*SET PROBLEM:* Using the material that follows, identify and copy each line with the string "this".

Records from a dataset
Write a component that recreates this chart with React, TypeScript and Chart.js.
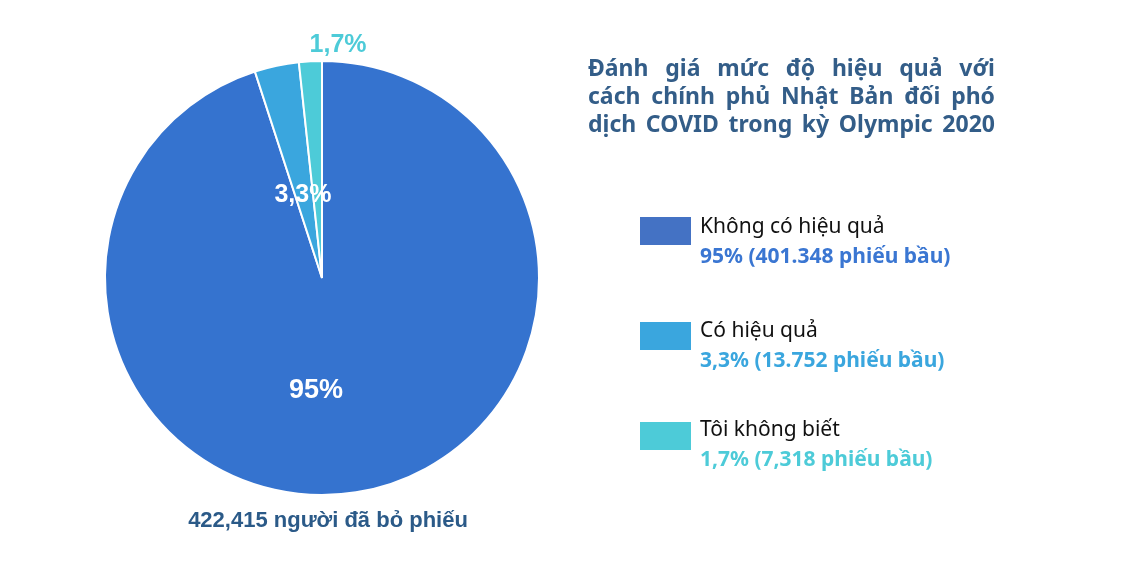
import React, { useEffect, useRef } from "react";
import { Chart, registerables } from "chart.js";

Chart.register(...registerables);

const categories = ["Không có hiệu quả", "Có hiệu quả", "Tôi không biết"];
const percentValues = [95, 3.3, 1.7];
const percentLabels = ["95%", "3,3%", "1,7%"];
const voteLabels = ["95% (401.348 phiếu bầu)", "3,3% (13.752 phiếu bầu)", "1,7% (7,318 phiếu bầu)"];
const titleLines = ["Đánh giá mức độ hiệu quả với", "cách chính phủ Nhật Bản đối phó", "dịch COVID trong kỳ Olympic 2020"];
const totalLabel = "422,415 người đã bỏ phiếu";

const sliceColors = ["#3573CF", "#3AA6DE", "#4DCBD8"];
const legendBoxColors = ["#4472C4", "#3AA6DE", "#4DCBD8"];
const legendTextColors = ["#3A76D2", "#3AA6DE", "#4DCBD8"];
const titleColor = "#335D88";

// label placement: fraction of radius, rotation (deg) from slice mid-angle, colour
const labelPlacement = [
  { dist: 0.52, rot: 12, color: "#FFFFFF", size: 27 },
  { dist: 0.39, rot: -1, color: "#FFFFFF", size: 25 },
  { dist: 1.076, rot: 7, color: "#4DCBD8", size: 25 },
];

const sliceLabelPlugin = {
  id: "sliceLabels",
  afterDatasetsDraw(chart: any) {
    const meta = chart.getDatasetMeta(0);
    const ctx = chart.ctx;
    ctx.save();
    meta.data.forEach((arc: any, i: number) => {
      const p = labelPlacement[i];
      const mid = (arc.startAngle + arc.endAngle) / 2 + (p.rot * Math.PI) / 180;
      const d = arc.outerRadius * p.dist;
      const x = arc.x + Math.cos(mid) * d;
      const y = arc.y + Math.sin(mid) * d;
      ctx.font = `bold ${p.size}px "Liberation Sans", Arial, sans-serif`;
      ctx.fillStyle = p.color;
      ctx.textAlign = "center";
      ctx.textBaseline = "middle";
      ctx.fillText(percentLabels[i], x, y);
    });
    ctx.restore();
  },
};

export default function App() {
  const canvasRef = useRef<HTMLCanvasElement | null>(null);

  useEffect(() => {
    document.body.style.margin = "0";
    const chart = new Chart(canvasRef.current as HTMLCanvasElement, {
      type: "pie",
      data: {
        labels: categories,
        datasets: [
          {
            data: percentValues,
            backgroundColor: sliceColors,
            borderColor: "#FFFFFF",
            borderWidth: 2,
            radius: 217,
          } as any,
        ],
      },
      options: {
        responsive: false,
        animation: false,
        devicePixelRatio: 1,
        layout: { padding: { left: 105, right: 601, top: 61, bottom: 75 } },
        plugins: {
          legend: { display: false },
          tooltip: { enabled: false },
          title: { display: false },
        },
      },
      plugins: [sliceLabelPlugin],
    });
    return () => chart.destroy();
  }, []);

  return (
    <div style={{ position: "relative", width: 1140, height: 570, background: "#FFFFFF", overflow: "hidden" }}>
      <canvas ref={canvasRef} width={1140} height={570} style={{ position: "absolute", left: 0, top: 0, width: 1140, height: 570 }} />
      <div
        style={{
          position: "absolute",
          left: 588,
          top: 53,
          width: 407,
          fontFamily: '"Noto Sans", sans-serif',
          fontWeight: 700,
          fontSize: 23,
          lineHeight: "28px",
          color: titleColor,
        }}
      >
        {titleLines.map((t, i) => (
          <div key={i} style={{ textAlign: "justify", textAlignLast: "justify", whiteSpace: "nowrap" as any }}>
            {t}
          </div>
        ))}
      </div>
      {categories.map((c, i) => {
        const tops = [217, 322, 422];
        const textTops = [211, 315, 414];
        return (
          <React.Fragment key={c}>
            <div
              style={{
                position: "absolute",
                left: 640,
                top: tops[i],
                width: 51,
                height: 28,
                background: legendBoxColors[i],
              }}
            />
            <div
              style={{
                position: "absolute",
                left: 700,
                top: textTops[i],
                fontFamily: '"Noto Sans", sans-serif',
                fontSize: 21,
                lineHeight: "29.5px",
                whiteSpace: "nowrap",
              }}
            >
              <div style={{ color: "#111111" }}>{c}</div>
              <div style={{ color: legendTextColors[i], fontWeight: 700 }}>{voteLabels[i]}</div>
            </div>
          </React.Fragment>
        );
      })}
      <div
        style={{
          position: "absolute",
          left: 128,
          top: 507,
          width: 400,
          textAlign: "center",
          fontFamily: '"Liberation Sans", Arial, sans-serif',
          fontWeight: 700,
          fontSize: 22,
          lineHeight: "26px",
          color: "#2B5A88",
        }}
      >
        {totalLabel}
      </div>
    </div>
  );
}
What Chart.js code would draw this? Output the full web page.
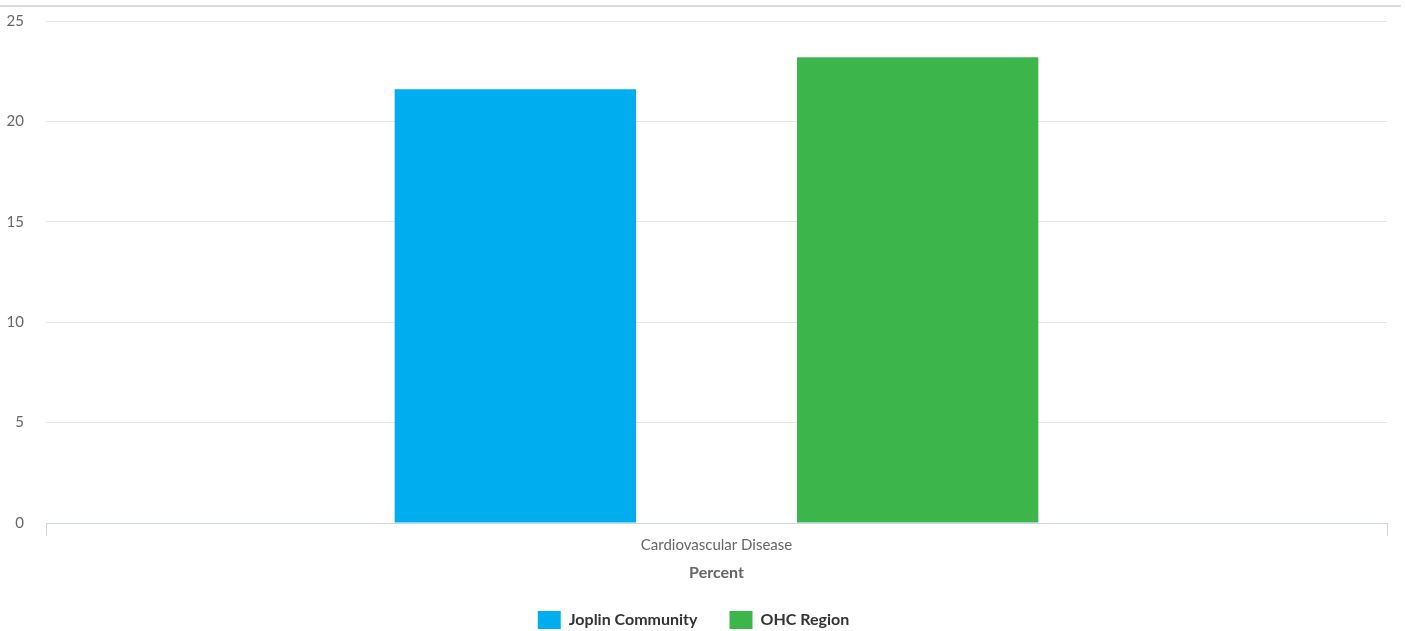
<!DOCTYPE html>
<html>
<head>
<meta charset="utf-8">
<script src="https://cdn.jsdelivr.net/npm/chart.js@4/dist/chart.umd.min.js"></script>
<style>
  body { margin: 0; background: #fff; }
  #wrap { position: relative; width: 1405px; height: 631px; }
  #topline { position: absolute; left: 0; top: 5px; width: 1401px; height: 2px; background: #dcdcdc; }
  #chart { position: absolute; left: 0; top: 0; }
</style>
</head>
<body>
<div id="wrap">
  <div id="topline"></div>
  <canvas id="chart" width="1405" height="631"></canvas>
</div>
<script>
const categories = ['Cardiovascular Disease']
const seriesNames = ['Joplin Community', 'OHC Region']
const joplinValues = [21.6]
const ohcValues = [23.2]
const yTicks = [0, 5, 10, 15, 20, 25]

const colors = ['#00aeef', '#3cb64a']
const font = 'Lato, "Source Sans Pro", sans-serif'

Chart.defaults.font.family = font
Chart.defaults.animation = false

new Chart('chart', {
    type: 'bar',
    data: {
        labels: categories,
        datasets: [
            { label: seriesNames[0], data: joplinValues, backgroundColor: colors[0] },
            { label: seriesNames[1], data: ohcValues, backgroundColor: colors[1] }
        ]
    },
    options: {
        responsive: false,
        categoryPercentage: 0.6,
        barPercentage: 0.6,
        layout: { padding: { top: 21, right: 18, bottom: -8, left: 0 } },
        plugins: {
            legend: {
                position: 'bottom',
                labels: {
                    boxWidth: 23,
                    boxHeight: 18,
                    padding: 32,
                    color: '#333',
                    font: { size: 16, weight: 'bold' }
                }
            },
            tooltip: { enabled: false }
        },
        scales: {
            x: {
                grid: { offset: true, drawOnChartArea: false, tickLength: 13, color: '#ccd6eb' },
                border: { color: '#ccd6eb', width: 1 },
                ticks: { color: '#666', font: { size: 15 }, padding: 0 },
                title: { display: true, text: 'Percent', color: '#666', font: { size: 16, weight: 'bold', lineHeight: 1 }, padding: { top: 11, bottom: -2 } }
            },
            y: {
                min: 0,
                max: 25,
                afterBuildTicks: s => { s.ticks = yTicks.map(v => ({ value: v })) },
                afterFit: s => { s.width = 46 },
                grid: { color: '#e6e6e6', drawTicks: true, tickLength: 22, tickColor: 'rgba(0,0,0,0)' },
                border: { display: false },
                ticks: { color: '#666', font: { size: 15 }, padding: 0 }
            }
        }
    }
})
</script>
</body>
</html>
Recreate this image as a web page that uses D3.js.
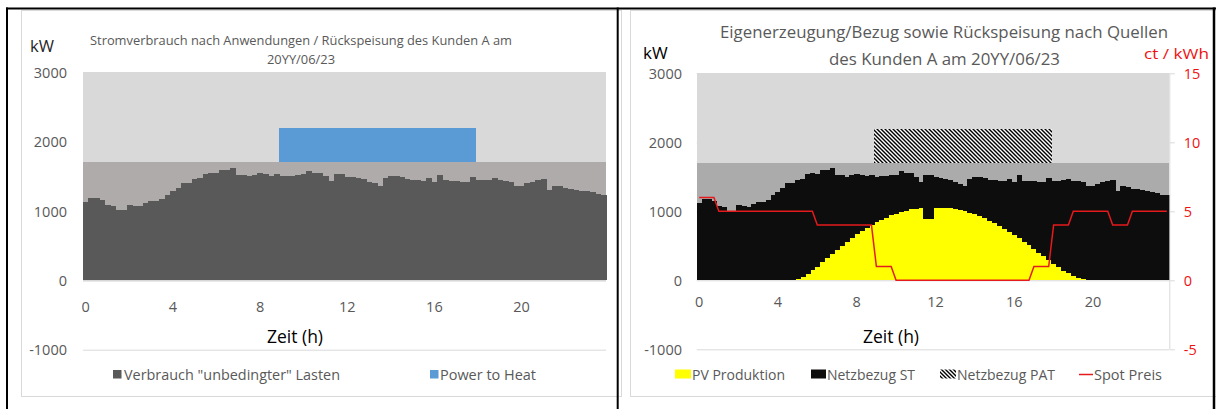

*TASK SOLUTION:*
Write a component that recreates this chart with React, TypeScript and Chart.js.
What Chart.js code would draw this? Output the full web page.
Recreate this image as a web page that uses D3.js.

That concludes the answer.